_Aim_. Every line of the material is to be quoted verbatim, minus the pictures.

⁂

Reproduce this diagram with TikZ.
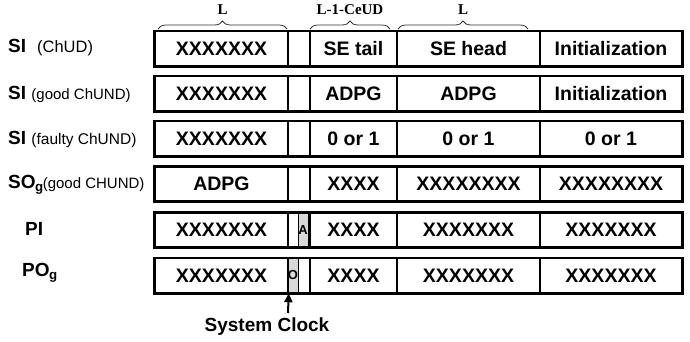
\documentclass[tikz,border=0pt]{standalone}
\usepackage{fontspec}
\setmainfont{Liberation Sans}
\newfontfamily\braceserif{Liberation Serif}
\newcommand\pfont[1]{\mdseries\fontsize{#1}{#1}\selectfont}
\usetikzlibrary{arrows.meta,decorations.pathreplacing}
\tikzset{
  cell/.style={draw, line width=1.4pt, inner sep=0pt, minimum height=34pt,
               font=\bfseries\fontsize{19.5}{20}\selectfont},
  frame/.style={draw, line width=2.6pt},
  gbox/.style={draw, line width=0.6pt, fill=gray!30, inner sep=0pt,
               minimum width=10pt, minimum height=34pt,
               font=\bfseries\fontsize{13}{13}\selectfont},
  brc/.style={decorate, decoration={brace, amplitude=8pt}, line width=0.8pt,
              black!80},
  blbl/.style={font=\braceserif\bfseries\fontsize{15}{15}\selectfont,
               inner sep=0pt, black},
  rlbl/.style={anchor=west, inner sep=0pt,
               font=\bfseries\fontsize{19}{19}\selectfont},
  arr/.style={-{Triangle[length=9pt,width=8pt]}, line width=2pt},
}

\begin{document}
\begin{tikzpicture}[x=1pt, y=-1pt]
\useasboundingbox (0,0) rectangle (690,341);

% gray marks under the narrow column
\node[gbox] (pimark) at (303,230) {A};
\node[gbox] (pomark) at (293,275.5) {O};

% the six timing rows
\foreach \k/\yy/\ta/\tc/\td/\te in {
  1/48.5/XXXXXXX/SE tail/SE head/Initialization,
  2/93.5/XXXXXXX/ADPG/ADPG/Initialization,
  3/138.5/XXXXXXX/0 or 1/0 or 1/0 or 1,
  4/184/ADPG/XXXX/XXXXXXXX/XXXXXXXX,
  5/230/XXXXXXX/XXXX/XXXXXXX/XXXXXXX,
  6/275.5/XXXXXXX/XXXX/XXXXXXX/XXXXXXX}{
  \node[cell, minimum width=133pt] (r\k a) at (221.5,\yy) {\ta};
  \node[cell, minimum width=22pt]  (r\k b) at (299,\yy)   {};
  \node[cell, minimum width=87pt]  (r\k c) at (353.5,\yy) {\tc};
  \node[cell, minimum width=143pt] (r\k d) at (468.5,\yy) {\td};
  \node[cell, minimum width=142pt] (r\k e) at (611,\yy)   {\te};
  \draw[frame] (r\k a.north west) rectangle (r\k e.south east);
}

% row labels
\node[rlbl] (lsi)   at (8,48)    {SI\hspace{11pt}{\pfont{16.5}(ChUD)}};
\node[rlbl] (lgood) at (8,94)    {SI {\pfont{15}(good ChUND)}};
\node[rlbl] (lflt)  at (8,139)   {SI {\pfont{15.5}(faulty ChUND)}};
\node[rlbl] (lso)   at (8,185)   {SO\kern-0.5pt\textsubscript{g}\kern-1pt{\pfont{15}(good CHUND)}};
\node[rlbl] (lpi)   at (25,229)  {PI};
\node[rlbl] (lpo)   at (22,273)  {PO\kern-0.5pt\textsubscript{g}};

% braces over the first row
\draw[brc] (158,29) -- (287,29) node[blbl, midway, above=14pt] (bl) {L};
\draw[brc] (310,29) -- (390,29) node[blbl, midway, above=14pt] (bm) {L-1-CeUD};
\draw[brc] (398,29) -- (528,29) node[blbl, midway, above=14pt] (br) {L};

% system clock
\coordinate (clkfoot) at (288,313);
\node[font=\bfseries\fontsize{19}{19}\selectfont] (clk) at (267,327) {System Clock};
\draw[arr] (clkfoot) -- (r6a.south east);
\end{tikzpicture}
\end{document}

⁂

_Solution_.
Reproduce this diagram with TikZ.
\documentclass[tikz,border=0pt]{standalone}
\usepackage{fontspec}
\setmainfont{Liberation Sans}
\newfontfamily\braceserif{Liberation Serif}
\newcommand\pfont[1]{\mdseries\fontsize{#1}{#1}\selectfont}
\usetikzlibrary{arrows.meta,decorations.pathreplacing}
\tikzset{
  cell/.style={draw, line width=1.4pt, inner sep=0pt, minimum height=34pt,
               font=\bfseries\fontsize{19.5}{20}\selectfont},
  frame/.style={draw, line width=2.6pt},
  gbox/.style={draw, line width=0.6pt, fill=gray!30, inner sep=0pt,
               minimum width=10pt, minimum height=34pt,
               font=\bfseries\fontsize{13}{13}\selectfont},
  brc/.style={decorate, decoration={brace, amplitude=8pt}, line width=0.8pt,
              black!80},
  blbl/.style={font=\braceserif\bfseries\fontsize{15}{15}\selectfont,
               inner sep=0pt, black},
  rlbl/.style={anchor=west, inner sep=0pt,
               font=\bfseries\fontsize{19}{19}\selectfont},
  arr/.style={-{Triangle[length=9pt,width=8pt]}, line width=2pt},
}

\begin{document}
\begin{tikzpicture}[x=1pt, y=-1pt]
\useasboundingbox (0,0) rectangle (690,341);

% gray marks under the narrow column
\node[gbox] (pimark) at (303,230) {A};
\node[gbox] (pomark) at (293,275.5) {O};

% the six timing rows
\foreach \k/\yy/\ta/\tc/\td/\te in {
  1/48.5/XXXXXXX/SE tail/SE head/Initialization,
  2/93.5/XXXXXXX/ADPG/ADPG/Initialization,
  3/138.5/XXXXXXX/0 or 1/0 or 1/0 or 1,
  4/184/ADPG/XXXX/XXXXXXXX/XXXXXXXX,
  5/230/XXXXXXX/XXXX/XXXXXXX/XXXXXXX,
  6/275.5/XXXXXXX/XXXX/XXXXXXX/XXXXXXX}{
  \node[cell, minimum width=133pt] (r\k a) at (221.5,\yy) {\ta};
  \node[cell, minimum width=22pt]  (r\k b) at (299,\yy)   {};
  \node[cell, minimum width=87pt]  (r\k c) at (353.5,\yy) {\tc};
  \node[cell, minimum width=143pt] (r\k d) at (468.5,\yy) {\td};
  \node[cell, minimum width=142pt] (r\k e) at (611,\yy)   {\te};
  \draw[frame] (r\k a.north west) rectangle (r\k e.south east);
}

% row labels
\node[rlbl] (lsi)   at (8,48)    {SI\hspace{11pt}{\pfont{16.5}(ChUD)}};
\node[rlbl] (lgood) at (8,94)    {SI {\pfont{15}(good ChUND)}};
\node[rlbl] (lflt)  at (8,139)   {SI {\pfont{15.5}(faulty ChUND)}};
\node[rlbl] (lso)   at (8,185)   {SO\kern-0.5pt\textsubscript{g}\kern-1pt{\pfont{15}(good CHUND)}};
\node[rlbl] (lpi)   at (25,229)  {PI};
\node[rlbl] (lpo)   at (22,273)  {PO\kern-0.5pt\textsubscript{g}};

% braces over the first row
\draw[brc] (158,29) -- (287,29) node[blbl, midway, above=14pt] (bl) {L};
\draw[brc] (310,29) -- (390,29) node[blbl, midway, above=14pt] (bm) {L-1-CeUD};
\draw[brc] (398,29) -- (528,29) node[blbl, midway, above=14pt] (br) {L};

% system clock
\coordinate (clkfoot) at (288,313);
\node[font=\bfseries\fontsize{19}{19}\selectfont] (clk) at (267,327) {System Clock};
\draw[arr] (clkfoot) -- (r6a.south east);
\end{tikzpicture}
\end{document}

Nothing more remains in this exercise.